Joanne November 26, 2012 at 7:26 pm

You’re right. Wish I would have run into your article about a year ago. I’m retired, newly divorced, and thought I really wanted to move from my 1929 home, not perfect, but in great shape for the new owner. I really thought I wanted to move out to a little town out in the country. Well, I left my sons growing hash-marks in the closet door, a great area where I could walk any time day or night, had pleasant neighbors, for the most part, was close to shopping, a wonderful church, and …. did I say the walking was great.

I live about 20 minutes from my old home with 2 acres of land in a smaller house, 1956. It’s beautiful land, have a couple nice neighbors, nice little church, and no place to walk. Well, it just seems a little scary, and maybe that’s because I’m in my late 50s and just was so very used to my old neighborhood.

I haven’t really been able to get settled because of so much work in the house. I miss running into people in the store. I miss the grocery store. People think that you can always get fresh veggies in the country, but that isn’t necessarily so.
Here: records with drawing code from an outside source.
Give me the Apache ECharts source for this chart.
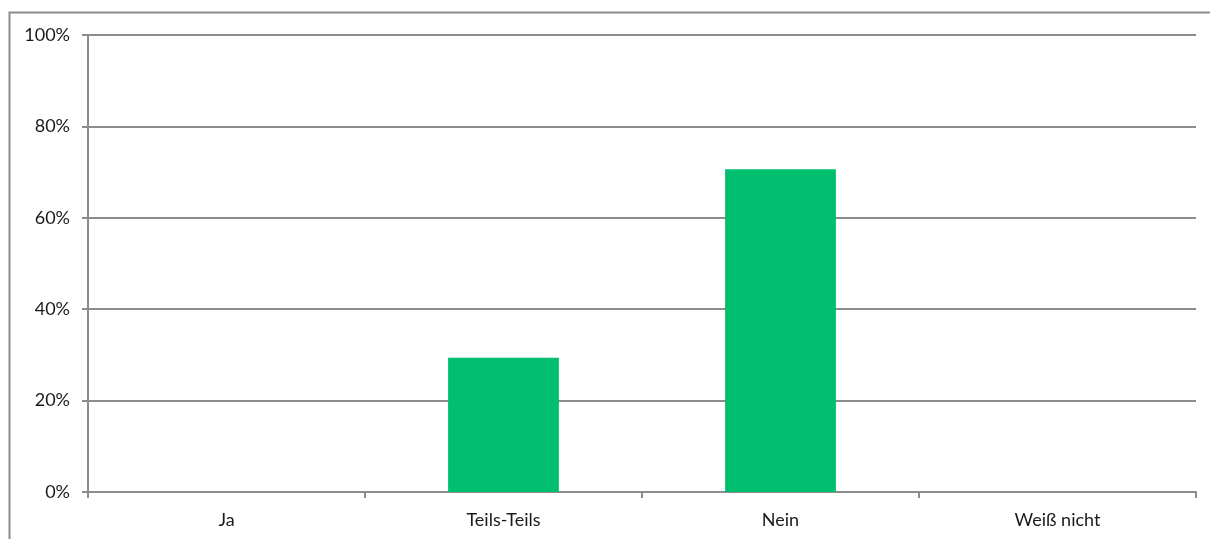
<!DOCTYPE html>
<html>
<head>
<meta charset="utf-8">
<script src="https://cdn.jsdelivr.net/npm/echarts@6/dist/echarts.min.js"></script>
<style>
  html, body { margin: 0; padding: 0; background: #fff; }
  #chart { width: 1210px; height: 539px; }
</style>
</head>
<body>
<div id="chart"></div>
<script>
// Survey answers and their share of respondents (percent)
const categories = ['Ja', 'Teils-Teils', 'Nein', 'Weiß nicht'];
const shares = [0, 29.4, 70.6, 0];
const yTicks = [0, 20, 40, 60, 80, 100];

const lineGray = '#8c8c8c';
const font = 'Lato, "Open Sans", "Liberation Sans", sans-serif';

const chart = echarts.init(document.getElementById('chart'), null, { renderer: 'canvas' });
chart.setOption({
  animation: false,
  backgroundColor: '#fff',
  graphic: [{
    type: 'rect',
    shape: { x: 9.5, y: 12.5, width: 1220, height: 600 },
    style: { fill: 'none', stroke: lineGray, lineWidth: 2 },
    silent: true,
    z: -10
  }],
  grid: { left: 88, right: 14, top: 35, bottom: 47, containLabel: false },
  xAxis: {
    type: 'category',
    data: categories,
    axisLine: { show: true, lineStyle: { color: lineGray, width: 2 } },
    axisTick: { show: true, alignWithLabel: false, length: 6, inside: false, lineStyle: { color: lineGray, width: 2 } },
    axisLabel: { color: '#1a1a1a', fontSize: 18, fontFamily: font, margin: 19 },
    splitLine: { show: false }
  },
  yAxis: {
    type: 'value',
    min: yTicks[0],
    max: yTicks[yTicks.length - 1],
    interval: 20,
    axisLine: { show: true, lineStyle: { color: lineGray, width: 2 } },
    axisTick: { show: true, length: 6, inside: false, lineStyle: { color: lineGray, width: 2 } },
    axisLabel: {
      color: '#1a1a1a', fontSize: 18, fontFamily: font, margin: 18,
      formatter: v => v + '%'
    },
    splitLine: { show: true, lineStyle: { color: lineGray, width: 2 } }
  },
  series: [{
    type: 'bar',
    data: shares,
    barCategoryGap: '60%',
    itemStyle: { color: '#00BF6F' }
  }]
});
</script>
</body>
</html>
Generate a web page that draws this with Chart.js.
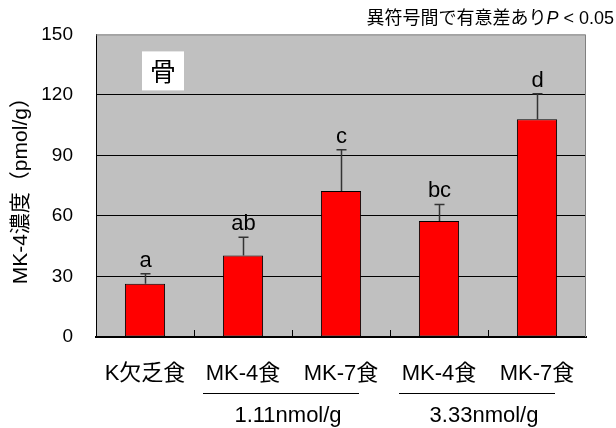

So …. I wish I would have just painted and picked up a few pieces of new furniture. It wasn’t a huge house, but it did have a new kitchen, …

I guess I thought I needed a new change …. a new start. Well, wish I would have asked the realtor to pull the sign so I could think about it maybe another year. It was almost paid off and now I have a new mortgage.

If I could move back today, I would.

Krantcents November 27, 2012 at 6:59 am

Although I was talking about a much larger move, your comments are still valid. You point out that downsizing can be just as upsetting, if you move to a new area. Hopefully, others will give a move when you retire more thought before they move.